WHAT YOU HAVE TO DO ▸
Print only the lines from the top of the data through the line with "-- ++(-0.86,-0.97) -- ++(0,0.49)", both included, skipping every picture.

....................

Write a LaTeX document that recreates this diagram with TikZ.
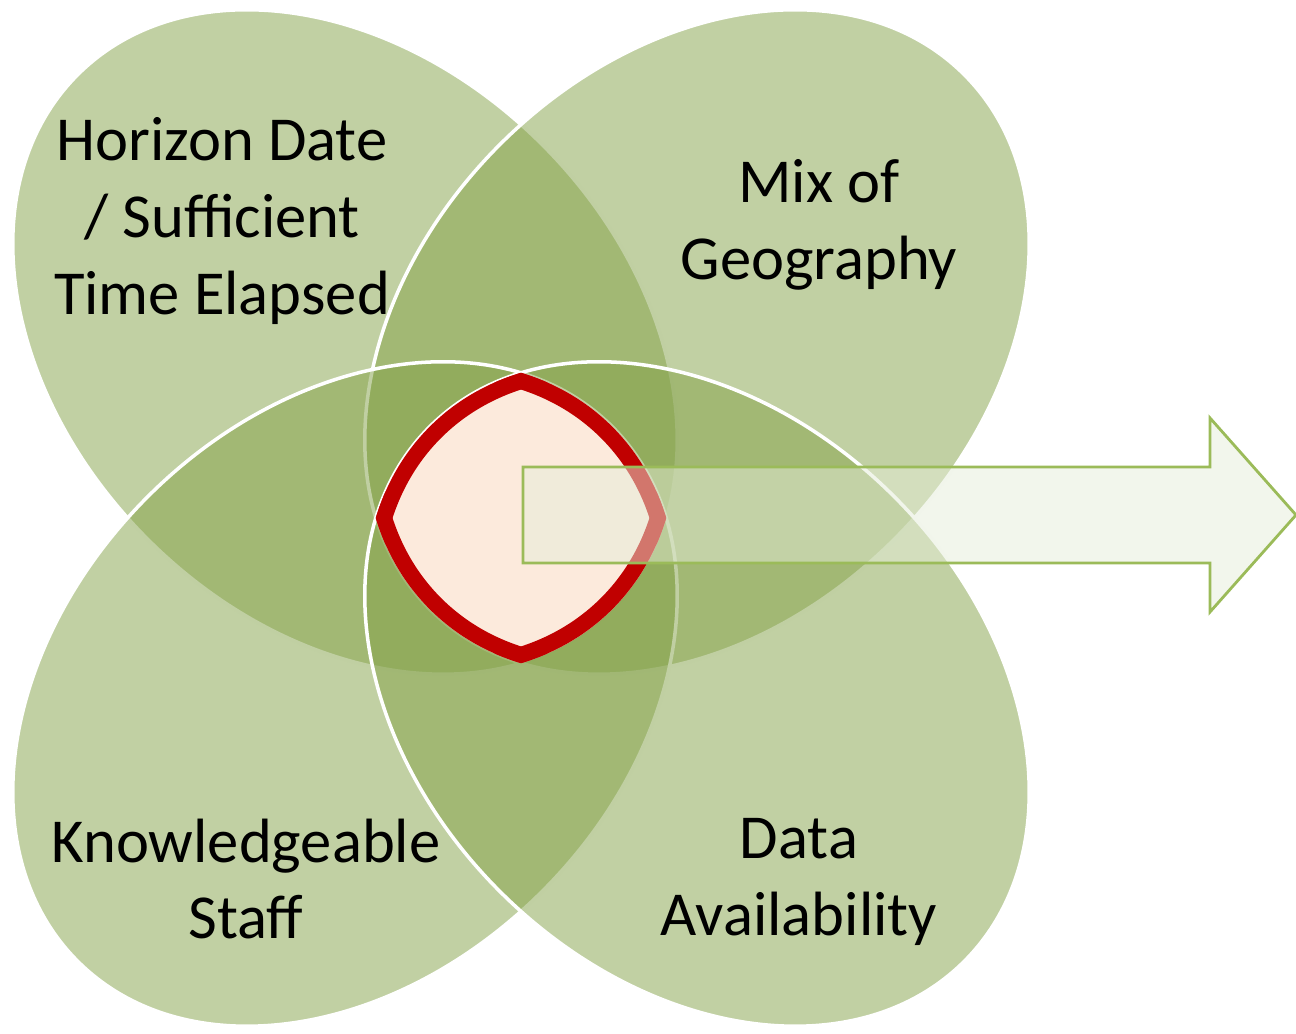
\documentclass[tikz,border=0pt]{standalone}
\usepackage{fontspec}
\setmainfont{Carlito}
\usepackage{xcolor}

\definecolor{venngreen}{RGB}{131,161,71}
\definecolor{corepeach}{RGB}{252,234,220}
\definecolor{corered}{RGB}{192,0,0}
\definecolor{arrowline}{RGB}{155,187,89}
\definecolor{arrowfill}{RGB}{229,237,217}

\def\ellTL{(3.45,6.92) ellipse [x radius=3.78, y radius=2.79, rotate=-45]}
\def\ellTR{(6.97,6.92) ellipse [x radius=3.78, y radius=2.79, rotate=45]}
\def\ellBL{(3.45,3.40) ellipse [x radius=3.78, y radius=2.79, rotate=45]}
\def\ellBR{(6.97,3.40) ellipse [x radius=3.78, y radius=2.79, rotate=-45]}

\begin{document}
\begin{tikzpicture}[venn/.style={fill=venngreen, fill opacity=0.5, draw=white, line width=1pt},
  coreline/.style={draw=corered, line width=0.32cm},
  lbl/.style={align=center, font=\fontsize{17.8}{21.8}\selectfont}]
\useasboundingbox (0,0) rectangle (12.96,10.34);

\draw[venn] \ellTL;
\draw[venn] \ellTR;
\draw[venn] \ellBL;
\draw[venn] \ellBR;

\begin{scope}
\clip \ellTL;
\clip \ellTR;
\clip \ellBL;
\clip \ellBR;
\fill[corepeach] (0,0) rectangle (12.96,10.34);
\draw[coreline] \ellTL;
\draw[coreline] \ellTR;
\draw[coreline] \ellBL;
\draw[coreline] \ellBR;
\end{scope}

\coordinate (tail) at (5.23,5.19);
\coordinate (tip) at (12.96,5.19);
\draw[draw=arrowline, line width=0.8pt, fill=arrowfill, fill opacity=0.5]
  (tail) ++(0,0.48) -- ++(6.87,0) -- ++(0,0.49) -- (tip)
  -- ++(-0.86,-0.97) -- ++(0,0.49) -- ++(-6.87,0) -- cycle;

\node[lbl] (hd) at (2.22,8.13) {Horizon Date\\ / Sufficient\\ Time Elapsed};
\node[lbl] (mg) at (8.19,8.09) {Mix of\\ Geography};
\node[lbl] (ks) at (2.46,1.55) {Knowledgeable\\ Staff};
\node[lbl] (da) at (7.99,1.52) {Data\\ Availability};

\end{tikzpicture}
\end{document}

....................

SOLUTION TO THE EXERCISE ▸
Write a LaTeX document that recreates this diagram with TikZ.
\documentclass[tikz,border=0pt]{standalone}
\usepackage{fontspec}
\setmainfont{Carlito}
\usepackage{xcolor}

\definecolor{venngreen}{RGB}{131,161,71}
\definecolor{corepeach}{RGB}{252,234,220}
\definecolor{corered}{RGB}{192,0,0}
\definecolor{arrowline}{RGB}{155,187,89}
\definecolor{arrowfill}{RGB}{229,237,217}

\def\ellTL{(3.45,6.92) ellipse [x radius=3.78, y radius=2.79, rotate=-45]}
\def\ellTR{(6.97,6.92) ellipse [x radius=3.78, y radius=2.79, rotate=45]}
\def\ellBL{(3.45,3.40) ellipse [x radius=3.78, y radius=2.79, rotate=45]}
\def\ellBR{(6.97,3.40) ellipse [x radius=3.78, y radius=2.79, rotate=-45]}

\begin{document}
\begin{tikzpicture}[venn/.style={fill=venngreen, fill opacity=0.5, draw=white, line width=1pt},
  coreline/.style={draw=corered, line width=0.32cm},
  lbl/.style={align=center, font=\fontsize{17.8}{21.8}\selectfont}]
\useasboundingbox (0,0) rectangle (12.96,10.34);

\draw[venn] \ellTL;
\draw[venn] \ellTR;
\draw[venn] \ellBL;
\draw[venn] \ellBR;

\begin{scope}
\clip \ellTL;
\clip \ellTR;
\clip \ellBL;
\clip \ellBR;
\fill[corepeach] (0,0) rectangle (12.96,10.34);
\draw[coreline] \ellTL;
\draw[coreline] \ellTR;
\draw[coreline] \ellBL;
\draw[coreline] \ellBR;
\end{scope}

\coordinate (tail) at (5.23,5.19);
\coordinate (tip) at (12.96,5.19);
\draw[draw=arrowline, line width=0.8pt, fill=arrowfill, fill opacity=0.5]
  (tail) ++(0,0.48) -- ++(6.87,0) -- ++(0,0.49) -- (tip)
  -- ++(-0.86,-0.97) -- ++(0,0.49) -- ++(-6.87,0) -- cycle;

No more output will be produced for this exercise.